ХУДОЖНИК ЭДУАРД ШТЕЙНБЕРГ
(Заявка на фильм)Как ни странно, ироничный парижанин в белой рубашке апаш и мужичок, сидящий на завалинке с самокруткой в зубах, – одно и то же лицо, Эд Штейнберг, российский живописец, чьи полотна сегодня находятся в крупнейших европейских и американских музеях и чьи персональные выставки стали явлением в мировой изобразительной культуре.
Задуманный фильм – история восхождения опального художника, одного из лидеров российского авангарда 60–80-х годов.
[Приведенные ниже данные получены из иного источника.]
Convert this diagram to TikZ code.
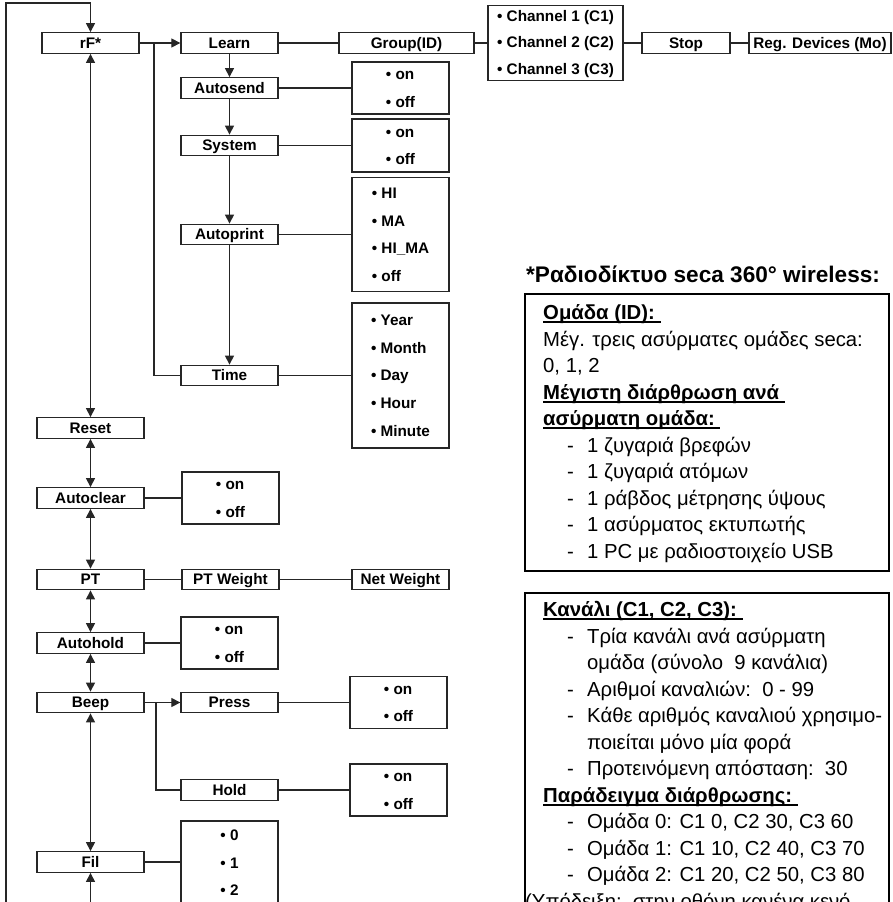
\documentclass[tikz,border=0pt]{standalone}
\usepackage{fontspec}
\setmainfont{Liberation Sans}
\usetikzlibrary{arrows.meta,calc}
\newsavebox\ulbox
\newcommand{\myul}[1]{\sbox\ulbox{#1}\rlap{\rule[-3.5pt]{\wd\ulbox}{1.8pt}}\usebox\ulbox}
\newcommand{\sst}{\rule[-2.2pt]{0pt}{15.2pt}}
\newcommand{\dsh}{\makebox[20pt][l]{-}}
\begin{document}
\begin{tikzpicture}[x=1pt,y=-1pt,
  box/.style={draw=black!85, line width=1.3pt, inner sep=0pt, minimum height=20.5pt,
    font=\fontsize{15.3}{18}\selectfont\bfseries, text height=10.9pt, text depth=0pt},
  opt/.style={draw=black!85, line width=1.3pt, inner sep=0pt, minimum width=97pt, align=left,
    font=\fontsize{15.3}{27.7}\selectfont\bfseries},
  con/.style={line width=1.2pt, draw=black!85},
  arr/.style={con, -{Triangle[length=9pt,width=9pt]}},
  darr/.style={con, {Triangle[length=9pt,width=9pt]}-{Triangle[length=9pt,width=9pt]}},
  gtext/.style={anchor=base west, inner sep=0pt, font=\fontsize{20.3}{26}\selectfont},
  gbold/.style={gtext, font=\fontsize{20.3}{26}\selectfont\bfseries},
  frame/.style={line width=2pt, draw=black}
]
\useasboundingbox (0,0) rectangle (893,902);

% ---------- top branch ----------
\node[box, minimum width=97pt] (rF) at (90.5,43) {rF*};
\node[box, minimum width=97pt] (learn) at (229.5,43) {Learn};
\node[box, minimum width=97pt] (autosend) at (229.5,88) {Autosend};
\node[box, minimum width=97pt] (system) at (229.5,145.5) {System};
\node[box, minimum width=97pt] (autoprint) at (229.5,234.5) {Autoprint};
\node[box, minimum width=97pt] (time) at (229.5,375.5) {Time};
\node[box, minimum width=135pt] (group) at (406.5,43) {Group(ID)};
\node[opt, minimum width=135pt, minimum height=75pt, font=\fontsize{15.3}{26.5}\selectfont\bfseries] (chan) at (555.5,43)
  {• Channel 1 (C1)\sst\\• Channel 2 (C2)\sst\\• Channel 3 (C3)\sst};
\node[box, minimum width=88pt] (stop) at (686,43) {Stop};
\node[box, minimum width=142pt] (reg) at (820,43) {Reg. Devices (Mo)};

\node[opt, minimum height=52pt] (asopt) at (400.5,88) {• on\sst\\• off\sst};
\node[opt, minimum height=53pt] (syopt) at (400.5,145.5) {• on\sst\\• off\sst};
\node[opt, minimum height=114pt] (apopt) at (400.5,234.5) {• HI\sst\\• MA\sst\\• HI\_MA\sst\\• off\sst};
\node[opt, minimum height=145pt] (tmopt) at (400.5,375.5) {• Year\sst\\• Month\sst\\• Day\sst\\• Hour\sst\\• Minute\sst};

% ---------- left column ----------
\node[box, minimum width=107pt] (reset) at (90.5,428) {Reset};
\node[box, minimum width=107pt] (autoclear) at (90.5,498) {Autoclear};
\node[opt, minimum height=52pt] (acopt) at (230.5,498) {• on\sst\\• off\sst};
\node[box, minimum width=107pt] (pt) at (90.5,579.5) {PT};
\node[box, minimum width=97pt] (ptw) at (230.5,579.5) {PT Weight};
\node[box, minimum width=97pt] (netw) at (400.5,579.5) {Net Weight};
\node[box, minimum width=107pt] (autohold) at (90.5,643) {Autohold};
\node[opt, minimum height=52pt] (ahopt) at (229.5,643) {• on\sst\\• off\sst};
\node[box, minimum width=107pt] (beep) at (90.5,702.5) {Beep};
\node[box, minimum width=97pt] (press) at (229.5,702.5) {Press};
\node[opt, minimum height=52pt] (propt) at (398.5,702.5) {• on\sst\\• off\sst};
\node[box, minimum width=97pt] (hold) at (229.5,790) {Hold};
\node[opt, minimum height=52pt] (hoopt) at (398.5,790) {• on\sst\\• off\sst};
\node[box, minimum width=107pt] (fil) at (90.5,862) {Fil};
\node[opt, minimum height=111pt] (filopt) at (229.5,876.5) {• 0\sst\\• 1\sst\\• 2\sst\\\sst};

% ---------- connectors ----------
\coordinate (loopB) at (6,920);
\coordinate (loopT) at (6,3);
\draw[arr] (loopB) -- (loopT) -| (rF.north);
\draw[darr] (rF.south) -- (reset.north);
\draw[arr] (rF.east) -- (learn.west);
\coordinate (lbr) at (154,43);
\draw[con] (lbr) |- (time.west);
\draw[arr] (learn.south) -- (autosend.north);
\draw[arr] (autosend.south) -- (system.north);
\draw[arr] (system.south) -- (autoprint.north);
\draw[arr] (autoprint.south) -- (time.north);
\draw[con] (learn.east) -- (group.west);
\draw[con] (group.east) -- (chan.west);
\draw[con] (chan.east) -- (stop.west);
\draw[con] (stop.east) -- (reg.west);
\draw[con] (autosend.east) -- (asopt.west);
\draw[con] (system.east) -- (syopt.west);
\draw[con] (autoprint.east) -- (apopt.west);
\draw[con] (time.east) -- (tmopt.west);

\draw[darr] (reset.south) -- (autoclear.north);
\draw[darr] (autoclear.south) -- (pt.north);
\draw[darr] (pt.south) -- (autohold.north);
\draw[darr] (autohold.south) -- (beep.north);
\draw[darr] (beep.south) -- (fil.north);
\coordinate (filB) at (90.5,920);
\draw[arr] (filB) -- (fil.south);
\draw[con] (autoclear.east) -- (acopt.west);
\draw[con] (pt.east) -- (ptw.west);
\draw[con] (ptw.east) -- (netw.west);
\draw[con] (autohold.east) -- (ahopt.west);
\draw[arr] (beep.east) -- (press.west);
\coordinate (bbr) at (156,702.5);
\draw[con] (bbr) |- (hold.west);
\draw[con] (press.east) -- (propt.west);
\draw[con] (hold.east) -- (hoopt.west);
\draw[con] (fil.east) -- (fil.east -| filopt.west);

% ---------- right-hand notes ----------
\node[gbold, font=\fontsize{22.6}{26}\selectfont\bfseries] (title) at (526,282) {*Ραδιοδίκτυο seca 360° wireless:};
\draw[frame] (525,294) rectangle (889,571);
\node[gbold] (n1) at (543,319.5) {\myul{Ομάδα (ID):\ }};
\node[gtext] (n2) at (543,346) {Μέγ. τρεις ασύρματες ομάδες seca:};
\node[gtext] (n3) at (543,372.5) {0, 1, 2};
\node[gbold] (n4) at (543,399) {\myul{Μέγιστη διάρθρωση ανά\ }};
\node[gbold] (n5) at (543,425.5) {\myul{ασύρματη ομάδα:\ }};
\node[gtext] (n6) at (567,452) {\dsh 1 ζυγαριά βρεφών};
\node[gtext] (n7) at (567,478.5) {\dsh 1 ζυγαριά ατόμων};
\node[gtext] (n8) at (567,505) {\dsh 1 ράβδος μέτρησης ύψους};
\node[gtext] (n9) at (567,531.5) {\dsh 1 ασύρματος εκτυπωτής};
\node[gtext] (n10) at (567,558) {\dsh 1 PC με ραδιοστοιχείο USB};

\draw[frame] (525,593) rectangle (889,980);
\node[gbold] (k1) at (543,616.5) {\myul{Κανάλι (C1, C2, C3):\ }};
\node[gtext] (k2) at (567,643) {\dsh Τρία κανάλι ανά ασύρματη};
\node[gtext] (k3) at (587,669.5) {ομάδα (σύνολο\ \ 9 κανάλια)};
\node[gtext] (k4) at (567,696) {\dsh Αριθμοί καναλιών:\ \ 0 - 99};
\node[gtext] (k5) at (567,722.5) {\dsh Κάθε αριθμός καναλιού χρησιμο-};
\node[gtext] (k6) at (587,749) {ποιείται μόνο μία φορά};
\node[gtext] (k7) at (567,775.5) {\dsh Προτεινόμενη απόσταση:\ \ 30};
\node[gbold] (k8) at (543,802) {\myul{Παράδειγμα διάρθρωσης:\ }};
\node[gtext] (k9) at (567,828.5) {\dsh Ομάδα 0: C1 0, C2 30, C3 60};
\node[gtext] (k10) at (567,855) {\dsh Ομάδα 1: C1 10, C2 40, C3 70};
\node[gtext] (k11) at (567,881.5) {\dsh Ομάδα 2: C1 20, C2 50, C3 80};
\node[gtext] (k12) at (525,908) {(Υπόδειξη:\ \ στην οθόνη κανένα κενό};
\end{tikzpicture}
\end{document}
Однако это будет не искусствоведческое исследование. Жанр фильма, равно как и масштаб, продиктует сам художник, его живое присутствие, участие в съемках. Свойства характера и облика – экспансивность, «шагаловская» искрящаяся веселость и грусть, смешливость, страсть к розыгрышам, детскость и неожиданная серьезность – не даст фильму скатиться к стереотипам биографического повествования с его «обронзовевшим героем» и наукообразным дикторским текстом. У фильма должно быть «легкое дыхание», несмотря на значительность и глубину материала. Однако и искусствоведы-специалисты и широкая телевизионная аудитория любителей искусства получат желаемое. Думается, что творческий портрет художника будет «вписан» в контекст времени, художественной жизни и среды. Биография Э. Штейнберга (был сторожем, землекопом, рыбаком) и родословная, полная драматизма и сложных коллизий, даст фабуле фильма напряженность и остроту.